Royal Bank of Scotland Group Plc, Britain’s second-biggest bank, posted a smaller loss than analysts estimated and said the £5.9 billion (US$11.4 billion) in writedowns it announced in April may be sufficient for the year.
The loss, the first since RBS went public 40 years ago, was £761 million excluding units that RBS holds on a temporary basis, the Edinburgh-based bank said yesterday in a statement. That compared with net income of £3.6 billion a year earlier. RBS rose as much as 2.8 percent in London trading after it said asset sales and cost cuts are restoring depleted capital.
Chief executive officer Fred Goodwin called the loss “unsatisfactory” and said he’s working to ensure that profit wont’ be “obscured in this way again.”
RBS’ first-half writedowns follow losses of £2.6 billion last year on US subprime mortgages, leveraged loans and bond insurance. Goodwin increased credit risks when he bought the investment bank and Asian unit of ABN Amro Holding last year for US$22 billion.
RBS raised £12.3 billion in June to shore up capital, depleted by writedowns and the purchase of Amsterdam-based ABN Amro. RBS said core Tier 1 capital, which measures a bank’s ability to absorb losses, was 5.7 percent, it said.
The increase in capital reserves is “materially ahead of what we were expecting in April,” Goodwin told reporters yesterday. “It has taken a lot of the pressure off.”
RBS and partners Banco Santander SA of Spain and Fortis of Belgium outbid Barclays Plc last year for ABN Amro, paying a total of US$110 billion in the biggest banking acquisition in history. RBS’ first-half loss including units it holds for partners was £802 million, or £0.066 a share. The loss was smaller than the £1.16 billion average estimate of 10 analysts surveyed by Bloomberg.
Barclays, Britain’s third-biggest bank, had first-half writedowns of £2.8 billion, it reported on Thursday. Its net income declined a less-than-estimated 34 percent to £1.72 billion in the first half of the year.
RBS has tried to sell its British insurance unit for as much as £7 billion, according to people familiar with the matter. Barclays raised £330 million by selling its UK life insurance arm, the bank said this week. RBS is also in talks to sell the Australian and New Zealand securities units it bought from ABN Amro.

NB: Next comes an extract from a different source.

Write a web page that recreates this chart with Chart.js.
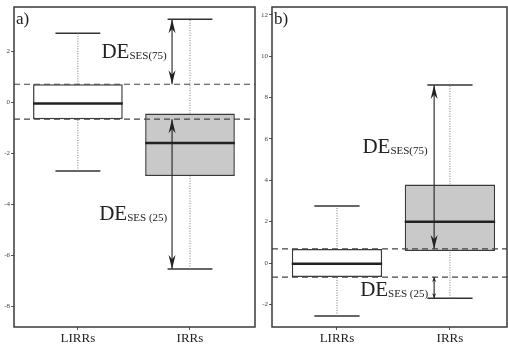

Goodwin, 49, and Chairman Tom McKillop, 65, have been criticized for agreeing to pay too much for ABN Amro before the collapse of the US subprime mortgage market and global credit crunch. Banks and brokerages have posted US$497 billion in losses and raised US$357 billion in capital since the credit crunch started.
Goodwin and McKillop may need to step down, RBS shareholders including Royal London Asset Management Ltd, Rathbone Brothers Plc and SVM Asset Management have said.